Venons-en à La Fureur de vivre. James Dean y est un ado bagarreur, mal dans sa peau, sans raison évidente de vivre - un Rebel without a cause titre le filme en VO.


Après avoir participé à une course de voitures volées où son adversaire à trouvé la mort, précipité du haut d'une falaise, James Dean rentre chez lui secoué. Dans le salon, son père s'est endormi dans le fauteuil. James descend alors une bouteille de lait, de celles que le livreur dépose chaque matin sur le pas de la porte.



La blancheur éclatante de la boisson tranche avec la pénombre de la pièce et s'oppose au rouge de son blouson.


Le critique Michel Cieutat analyse cette scène comme suit : 

"Le lait signifie ici le désir qu'éprouve Dean de surmonter cette crise, dont il n'est pas directement responsable, mais qu'il lui faut néanmoins résoudre lui-même." (1)

Car une fois ses parents réveillés, le jeune homme avoue sa faute et confie sa volonté d'aller se rendre à la police. Les parents s'opposent à cette idée et proposent une solution déjà éprouvée à chaque fois que James Dean a fait une grosse connerie : déménager. Mais James ne veut pas déménager.

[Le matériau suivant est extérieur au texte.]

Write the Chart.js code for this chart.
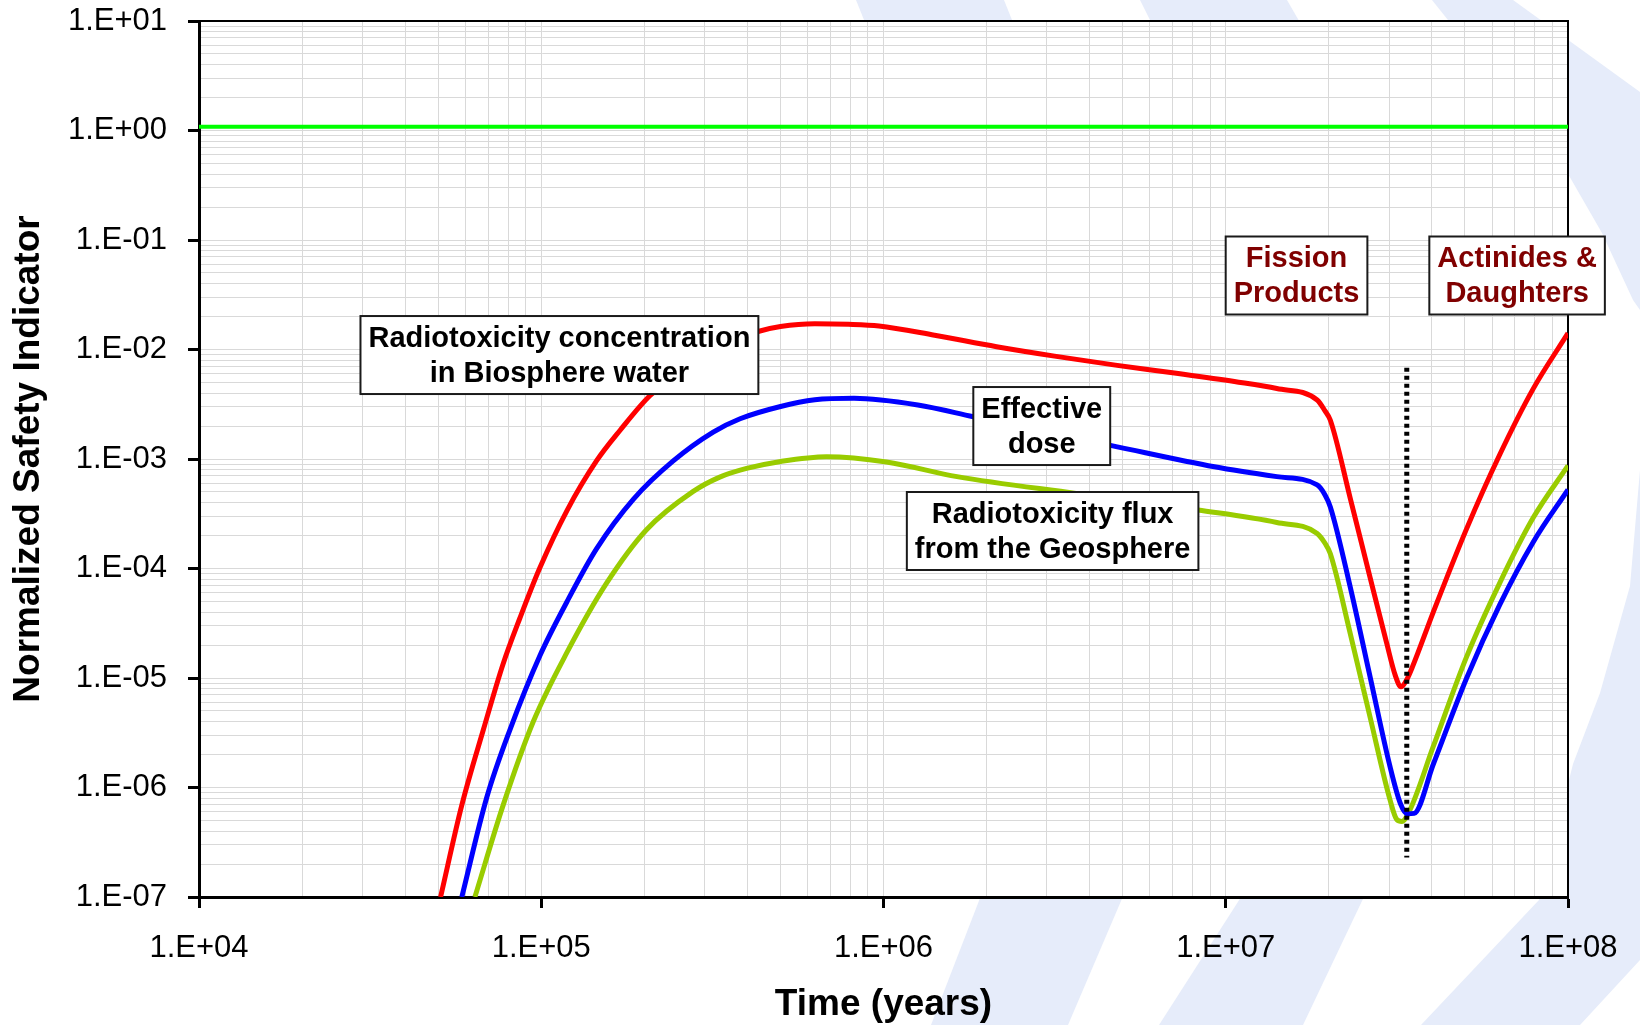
<!DOCTYPE html>
<html>
<head>
<meta charset="utf-8">
<script src="https://cdn.jsdelivr.net/npm/chart.js@4.4.1/dist/chart.umd.min.js"></script>
<style>
  html, body { margin: 0; padding: 0; background: #fff; }
</style>
</head>
<body>
<canvas id="safetyChart" width="1640" height="1025"></canvas>
<script>
// values (time in years, normalized indicator)
const concTime = [5.08e4, 5.86e4, 6.78e4, 7.74e4, 8.67e4, 9.9e4, 1.19e5, 1.45e5, 1.70e5, 2.08e5, 2.8e5, 3.5e5, 4.3e5, 5.0e5, 6.3e5, 7.9e5, 9.7e5, 1.41e6, 2.14e6, 3.16e6, 4.76e6, 7.08e6, 1.06e7, 1.41e7, 1.85e7, 1.95e7, 2.02e7, 2.31e7, 2.64e7, 2.95e7, 3.13e7, 3.25e7, 3.37e7, 3.51e7, 4.04e7, 5.05e7, 6.32e7, 7.91e7, 1e8];
const concValue = [1e-7, 6.9e-7, 3.4e-6, 1.35e-5, 3.55e-5, 1.01e-4, 3.4e-4, 9.6e-4, 1.83e-3, 3.8e-3, 7.6e-3, 1.15e-2, 1.46e-2, 1.62e-2, 1.72e-2, 1.70e-2, 1.64e-2, 1.35e-2, 1.06e-2, 8.7e-3, 7.2e-3, 6.1e-3, 5.1e-3, 4.4e-3, 3.46e-3, 2.75e-3, 2.27e-3, 4.4e-4, 8.3e-5, 2.1e-5, 1.05e-5, 8.3e-6, 9.5e-6, 1.26e-5, 4.0e-5, 2.29e-4, 1.10e-3, 4.37e-3, 1.41e-2];

const doseTime = [5.86e4, 6.93e4, 8.11e4, 9.9e4, 1.19e5, 1.45e5, 1.86e5, 2.43e5, 3.18e5, 3.81e5, 4.97e5, 6.3e5, 8.2e5, 1.26e6, 1.83e6, 2.88e6, 4.57e6, 9.27e6, 1.41e7, 1.85e7, 1.95e7, 2.02e7, 2.31e7, 2.64e7, 3.02e7, 3.24e7, 3.39e7, 3.55e7, 4.04e7, 5.05e7, 6.32e7, 7.91e7, 1e8];
const doseValue = [1e-7, 8.1e-7, 3.4e-6, 1.59e-5, 5.0e-5, 1.51e-4, 4.3e-4, 9.6e-4, 1.76e-3, 2.33e-3, 3.0e-3, 3.47e-3, 3.58e-3, 3.11e-3, 2.43e-3, 1.8e-3, 1.34e-3, 8.5e-4, 6.9e-4, 5.8e-4, 4.7e-4, 3.67e-4, 6.8e-5, 1.03e-5, 1.55e-6, 7.1e-7, 5.75e-7, 5.8e-7, 1.63e-6, 9.9e-6, 4.68e-5, 1.74e-4, 5.25e-4];

const fluxTime = [6.4e4, 7.74e4, 9.48e4, 1.19e5, 1.55e5, 2.03e5, 2.78e5, 3.31e5, 3.98e5, 5.01e5, 6.82e5, 1.02e6, 1.64e6, 3.65e6, 8.3e6, 1.41e7, 1.85e7, 1.95e7, 2.02e7, 2.31e7, 2.64e7, 3.02e7, 3.16e7, 3.27e7, 3.45e7, 4.04e7, 5.05e7, 6.32e7, 7.91e7, 1e8];
const fluxValue = [1e-7, 6.9e-7, 4.0e-6, 1.72e-5, 7.3e-5, 2.26e-4, 5.06e-4, 6.8e-4, 8.2e-4, 9.5e-4, 1.05e-3, 9.4e-4, 6.9e-4, 4.85e-4, 3.42e-4, 2.63e-4, 2.09e-4, 1.7e-4, 1.37e-4, 2.56e-5, 4.4e-6, 7.7e-7, 5.1e-7, 4.9e-7, 6.2e-7, 2.37e-6, 1.55e-5, 7.4e-5, 2.9e-4, 8.7e-4];

const limitTime = [1e4, 1e8];
const limitValue = [1.08, 1.08];

const splitTime = [3.38e7, 3.38e7];
const splitValue = [6.8e-3, 2.3e-7];

// text boxes, anchored at (time, value) of their centre
const noteText = [
  ['Radiotoxicity concentration', 'in Biosphere water'],
  ['Effective', 'dose'],
  ['Radiotoxicity flux', 'from the Geosphere'],
  ['Fission', 'Products'],
  ['Actinides &', 'Daughters']
];
const noteTime = [1.13e5, 2.9e6, 3.12e6, 1.61e7, 7.1e7];
const noteValue = [8.9e-3, 2.0e-3, 2.2e-4, 4.74e-2, 4.74e-2];
const noteColor = ['#000', '#000', '#000', '#800000', '#800000'];

const toPts = (xs, ys) => xs.map((x, i) => ({ x: x, y: ys[i] }));
const isDecade = v => Math.abs(Math.log10(v) - Math.round(Math.log10(v))) < 1e-9;
const sci = v => {
  const e = Math.round(Math.log10(v));
  return '1.E' + (e < 0 ? '-' : '+') + String(Math.abs(e)).padStart(2, '0');
};
// log grid: 1..9 x 10^n
function logTicks(scale) {
  const out = [];
  const lo = Math.round(Math.log10(scale.min)), hi = Math.round(Math.log10(scale.max));
  for (let e = lo; e < hi; e++) {
    for (let m = 1; m < 10; m++) out.push({ value: m * Math.pow(10, e), major: m === 1 });
  }
  out.push({ value: Math.pow(10, hi), major: true });
  scale.ticks = out;
}

const FONT = 'Liberation Sans, Arial, sans-serif';

// light blue swooshes behind the plot
const backdrop = {
  id: 'backdrop',
  beforeDraw(chart) {
    const c = chart.ctx, a = chart.chartArea;
    c.save();
    c.fillStyle = '#fff';
    c.fillRect(0, 0, chart.width, chart.height);
    c.fillStyle = '#e6ecfa';
    const shapes = [
      [[856, 0], [1004, 0], [1020, 40], [872, 40]],
      [[1140, 0], [1287, 0], [1310, 40], [1160, 40]],
      [[1432, 0], [1513, 0], [1640, 92], [1640, 310], [1633, 300], [1602, 233], [1560, 160]],
      [[1640, 470], [1640, 960], [1580, 1025], [1421, 1025], [1539, 900], [1573, 764], [1600, 693], [1630, 586]],
      [[987, 880], [1130, 880], [1068, 1025], [931, 1025]],
      [[1252, 880], [1372, 880], [1303, 1025], [1159, 1025]]
    ];
    shapes.forEach(s => {
      c.beginPath();
      c.moveTo(s[0][0], s[0][1]);
      s.slice(1).forEach(p => c.lineTo(p[0], p[1]));
      c.closePath();
      c.fill();
    });
    c.fillStyle = '#fff';
    c.fillRect(a.left, a.top, a.right - a.left, a.bottom - a.top);
    c.restore();
  },
  beforeDatasetsDraw(chart) {
    const c = chart.ctx, a = chart.chartArea;
    c.save();
    c.strokeStyle = '#000';
    c.lineWidth = 2;
    c.beginPath();
    c.moveTo(a.left, a.top);
    c.lineTo(a.right, a.top);
    c.lineTo(a.right, a.bottom);
    c.stroke();
    c.restore();
  }
};

const notes = {
  id: 'notes',
  afterDatasetsDraw(chart) {
    const c = chart.ctx, xs = chart.scales.x, ys = chart.scales.y;
    c.save();
    c.font = 'bold 29px ' + FONT;
    c.textAlign = 'center';
    c.textBaseline = 'middle';
    noteText.forEach((lines, i) => {
      const cx = xs.getPixelForValue(noteTime[i]);
      const cy = ys.getPixelForValue(noteValue[i]);
      const w = Math.max(...lines.map(l => c.measureText(l).width)) + 16;
      const lh = 35, h = lines.length * lh + 8;
      c.fillStyle = '#fff';
      c.fillRect(cx - w / 2, cy - h / 2, w, h);
      c.strokeStyle = '#1a1a1a';
      c.lineWidth = 2;
      c.strokeRect(cx - w / 2, cy - h / 2, w, h);
      c.fillStyle = noteColor[i];
      lines.forEach((l, k) => c.fillText(l, cx, cy + (k - (lines.length - 1) / 2) * lh + 1));
    });
    c.restore();
  }
};

const curve = (pts, color, order) => ({
  data: pts, borderColor: color, borderWidth: 5, pointRadius: 0,
  cubicInterpolationMode: 'monotone', fill: false, order: order
});

new Chart(document.getElementById('safetyChart'), {
  type: 'line',
  data: {
    datasets: [
      { data: toPts(splitTime, splitValue), borderColor: '#000', borderWidth: 5, borderDash: [4, 4], pointRadius: 0, tension: 0, order: 0 },
      curve(toPts(fluxTime, fluxValue), '#99cc00', 3),
      curve(toPts(doseTime, doseValue), '#0000ff', 2),
      curve(toPts(concTime, concValue), '#ff0000', 1),
      { data: toPts(limitTime, limitValue), borderColor: '#00ff00', borderWidth: 4, pointRadius: 0, tension: 0, order: 4 }
    ]
  },
  options: {
    responsive: false,
    animation: false,
    layout: { padding: { top: 21, right: 72, left: 0, bottom: 0 } },
    plugins: { legend: { display: false }, tooltip: { enabled: false } },
    scales: {
      x: {
        type: 'logarithmic', position: 'bottom', min: 1e4, max: 1e8,
        afterBuildTicks: logTicks,
        afterFit: s => { s.height = 128; s.paddingLeft = 0; s.paddingRight = 0; },
        ticks: {
          callback: v => isDecade(v) ? sci(v) : '',
          autoSkip: false, maxRotation: 0, padding: 22,
          color: '#000', font: { family: FONT, size: 31 }
        },
        grid: {
          color: '#d9d9d9', lineWidth: 1, tickLength: 11, tickWidth: 3,
          tickColor: ctx => isDecade(ctx.tick.value) ? '#000' : 'rgba(0,0,0,0)'
        },
        border: { color: '#000', width: 3 },
        title: {
          display: true, text: 'Time (years)', color: '#000',
          font: { family: FONT, size: 37, weight: 'bold', lineHeight: 1 },
          padding: { top: 0, bottom: 2 }
        }
      },
      y: {
        type: 'logarithmic', min: 1e-7, max: 10,
        afterBuildTicks: logTicks,
        afterFit: s => { s.width = 199; s.paddingTop = 0; s.paddingBottom = 0; },
        ticks: {
          callback: v => isDecade(v) ? sci(v) : '',
          autoSkip: false, padding: 21,
          color: '#000', font: { family: FONT, size: 31 }
        },
        grid: {
          color: '#d9d9d9', lineWidth: 1, tickLength: 11, tickWidth: 3,
          tickColor: ctx => isDecade(ctx.tick.value) ? '#000' : 'rgba(0,0,0,0)'
        },
        border: { color: '#000', width: 3 },
        title: {
          display: true, text: 'Normalized Safety Indicator', color: '#000',
          font: { family: FONT, size: 37, weight: 'bold', lineHeight: 1 },
          padding: { top: 10, bottom: 0 }
        }
      }
    }
  },
  plugins: [backdrop, notes]
});
</script>
</body>
</html>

"Cette bouteille de lait, outre le rafraichissement qu'elle lui procure, signifie donc le profond désir que ressent Dean de dominer son désarroi, mais aussi sa volonté de repartir dans la vie sur une base plus saine", ajoute Michel Cieutat

En vain. Ne supportant plus l'apathie de son père, il tente d'étrangler ce dernier et s'enfuit de la maison non sans crever d'un coup de pied un tableau représentant sa mère. 


En ouverture du film, on découvrait, au poste de police, James Dean totalement bourré, "comme un grand", pourrait-on dire. Plus tard, il tentera de se réfugier dans le lait, boisson maternelle : le jeune homme est décidément tiraillé entre une enfance qu'il sait perdue et un monde d'adulte qu'il redoute autant qu'il l'abhorre.


La Fureure de vivre (1955), de Nicholas Ray, avec James Dean, Nathalie Wood. 


(1) Michel Cieutat Les Grands thèmes du cinéma américain, Cerf.